**Your goal:**
Copy exactly the lines that run from the top of the listing to the line containing "import plotly.graph_objects as go", both ends included, and omit the pictures.

**Given data:**
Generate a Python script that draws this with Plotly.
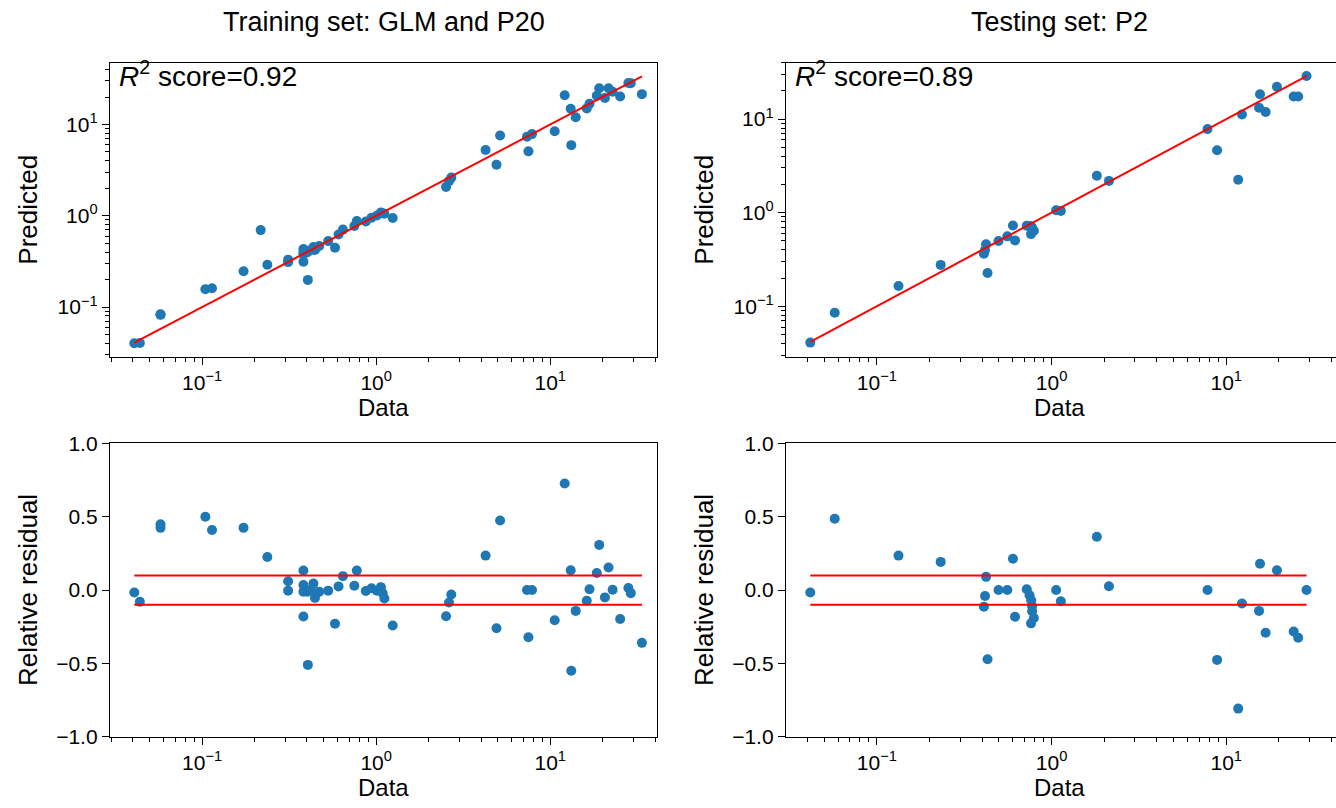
import numpy as np
import plotly.graph_objects as go

# Training set (GLM and P20): measured value and relative residual of the fit
train_data = [0.0408, 0.0439, 0.0577, 0.0577, 0.1044, 0.114, 0.173, 0.217, 0.237,
              0.312, 0.312, 0.382, 0.382, 0.382, 0.382, 0.405, 0.403, 0.42, 0.436,
              0.445, 0.471, 0.53, 0.58, 0.608, 0.644, 0.749, 0.774, 0.872, 0.94,
              1.01, 1.064, 1.09, 1.115, 1.244, 2.52, 2.62, 2.70, 4.25, 4.91, 5.15,
              7.35, 7.49, 7.85, 10.6, 12.1, 13.1, 13.2, 14.0, 16.2, 16.8, 18.5,
              19.1, 20.6, 21.6, 22.8, 25.2, 28.1, 29.0, 33.6]
train_resid = [-0.017, -0.08, 0.448, 0.424, 0.50, 0.41, 0.424, 2.21, 0.225,
               0.06, -0.004, 0.133, 0.035, -0.011, -0.18, -0.51, -0.011, 0.001, 0.044,
               -0.053, -0.011, -0.004, -0.23, 0.025, 0.095, 0.03, 0.133, -0.006, 0.012,
               -0.004, 0.02, -0.022, -0.058, -0.241, -0.178, -0.085, -0.03, 0.235, -0.26, 0.474,
               0.0, -0.322, 0.0, -0.206, 0.727, 0.135, -0.55, -0.142, -0.073, 0.005, 0.116,
               0.308, -0.05, 0.154, 0.002, -0.197, 0.014, -0.021, -0.36]

# Testing set (P2)
test_data = [0.0416, 0.0574, 0.133, 0.232, 0.422, 0.416, 0.410, 0.430, 0.497,
             0.558, 0.601, 0.618, 0.721, 0.748, 0.765, 0.774, 0.774, 0.792, 0.763,
             1.062, 1.13, 1.816, 2.13, 7.81, 8.86, 11.7, 12.3, 15.4, 15.6, 16.8,
             19.5, 24.3, 25.8, 28.8]
test_resid = [-0.017, 0.486, 0.235, 0.192, 0.09, -0.04, -0.114, -0.472, 0.0,
              0.0, 0.213, -0.182, 0.005, -0.035, -0.07, -0.11, -0.145, -0.19, -0.227,
              0.0, -0.076, 0.363, 0.026, 0.0, -0.476, -0.808, -0.092, -0.142, 0.18, -0.291,
              0.135, -0.282, -0.325, 0.0]

train_r2 = 0.92
test_r2 = 0.89
tolerance = 0.1

panel_titles = ["Training set: GLM and P20", "Testing set: P2"]
decade_labels = ["10<sup>\u22121</sup>", "10<sup>0</sup>", "10<sup>1</sup>"]
resid_ticks = [-1.0, -0.5, 0.0, 0.5, 1.0]
resid_labels = ["\u22121.0", "\u22120.5", "0.0", "0.5", "1.0"]

W, H = 1336, 808
BLUE = "#1f77b4"
RED = "#ff0000"
FONT = "Liberation Sans, Arial, sans-serif"
TICK_FS = 21
XLABEL_FS = 24
YLABEL_FS = 26
TITLE_FS = 27
SCORE_FS = 28


def px_x(v):
    return v / W


def px_y(v):
    return 1 - v / H


decades = [0.1, 1.0, 10.0]
minor_vals = [k * 10.0 ** e for e in range(-2, 2) for k in range(2, 10)]

fig = go.Figure()

sets = [
    (np.array(train_data), np.array(train_resid), train_r2),
    (np.array(test_data), np.array(test_resid), test_r2),
]

# panel geometry in pixels: (left, right) columns, (top, bottom) rows
cols = [(110, 657), (786, 1336)]
rows = [(52, 355), (444, 746)]
xranges = [[-1.529, 1.613], [-1.52, 1.628]]
yranges_top = [[-1.546, 1.679], [-1.541, 1.604]]

axis_common = dict(
    showline=True, linecolor="black", linewidth=1.3,
    ticks="outside", ticklen=7, tickwidth=1.3, tickcolor="black",
    showgrid=False, zeroline=False,
    tickfont=dict(family=FONT, size=TICK_FS, color="black"),
)
minor_common = dict(tickmode="array", tickvals=minor_vals, ticks="outside",
                    ticklen=4, tickwidth=1.0, tickcolor="black", showgrid=False)

annotations = []
idx = 0
for c, (data, resid, r2) in enumerate(sets):
    pred = data * (1 + resid)
    lo, hi = data.min(), data.max()
    right_clip = c == 1
    L, R = cols[c]
    mid = L + (cols[0][1] - cols[0][0]) / 2
    for r in range(2):
        idx += 1
        xa = "x" if idx == 1 else f"x{idx}"
        ya = "y" if idx == 1 else f"y{idx}"
        xname = "xaxis" if idx == 1 else f"xaxis{idx}"
        yname = "yaxis" if idx == 1 else f"yaxis{idx}"
        T, B = rows[r]
        fig.layout[xname] = dict(
            axis_common,
            domain=[px_x(L), min(px_x(R), 1.0)],
            anchor=ya, type="log", range=xranges[c],
            tickmode="array", tickvals=decades, ticktext=decade_labels,
            minor=minor_common, mirror=True,
        )
        if r == 0:
            fig.layout[yname] = dict(
                axis_common,
                domain=[px_y(B), px_y(T)],
                anchor=xa, type="log", range=yranges_top[c],
                tickmode="array", tickvals=decades, ticktext=decade_labels,
                minor=minor_common, mirror=not right_clip,
            )
            fig.add_trace(go.Scatter(
                x=data, y=pred, mode="markers", xaxis=xa, yaxis=ya,
                marker=dict(color=BLUE, size=10, line=dict(width=0)),
                showlegend=False))
            fig.add_trace(go.Scatter(
                x=[lo, hi], y=[lo, hi], mode="lines", xaxis=xa, yaxis=ya,
                line=dict(color=RED, width=2), showlegend=False))
            annotations.append(dict(
                xref="paper", yref="paper", x=px_x(L + 7), y=px_y(T + 12),
                xanchor="left", yanchor="middle", showarrow=False,
                text=f"<i>R</i><sup>2</sup> score={r2:.2f}",
                font=dict(family=FONT, size=SCORE_FS, color="black")))
            annotations.append(dict(
                xref="paper", yref="paper", x=px_x(mid),
                y=px_y(T - 42), xanchor="center", yanchor="middle", showarrow=False,
                text=panel_titles[c],
                font=dict(family=FONT, size=TITLE_FS, color="black")))
            ylab = "Predicted"
        else:
            fig.layout[yname] = dict(
                axis_common,
                domain=[px_y(B), px_y(T)],
                anchor=xa, range=[-1, 1],
                tickmode="array", tickvals=resid_ticks, ticktext=resid_labels,
                mirror=not right_clip,
            )
            fig.add_trace(go.Scatter(
                x=data, y=resid, mode="markers", xaxis=xa, yaxis=ya,
                marker=dict(color=BLUE, size=10, line=dict(width=0)),
                showlegend=False))
            for lvl in (tolerance, -tolerance):
                fig.add_trace(go.Scatter(
                    x=[lo, hi], y=[lvl, lvl], mode="lines", xaxis=xa, yaxis=ya,
                    line=dict(color=RED, width=2), showlegend=False))
            ylab = "Relative residual"
        # axis titles
        annotations.append(dict(
            xref="paper", yref="paper", x=px_x(mid), y=px_y(B + 52),
            xanchor="center", yanchor="middle", showarrow=False, text="Data",
            font=dict(family=FONT, size=XLABEL_FS, color="black")))
        annotations.append(dict(
            xref="paper", yref="paper", x=px_x(L - 82), y=px_y((T + B) / 2),
            xanchor="center", yanchor="middle", showarrow=False, text=ylab,
            textangle=-90,
            font=dict(family=FONT, size=YLABEL_FS, color="black")))

fig.update_layout(
    width=W, height=H,
    margin=dict(l=0, r=0, t=0, b=0),
    paper_bgcolor="white", plot_bgcolor="white",
    annotations=annotations,
    showlegend=False,
)

fig.write_html("out.html", config={"displayModeBar": False})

**Expected answer:**
Generate a Python script that draws this with Plotly.
import numpy as np
import plotly.graph_objects as go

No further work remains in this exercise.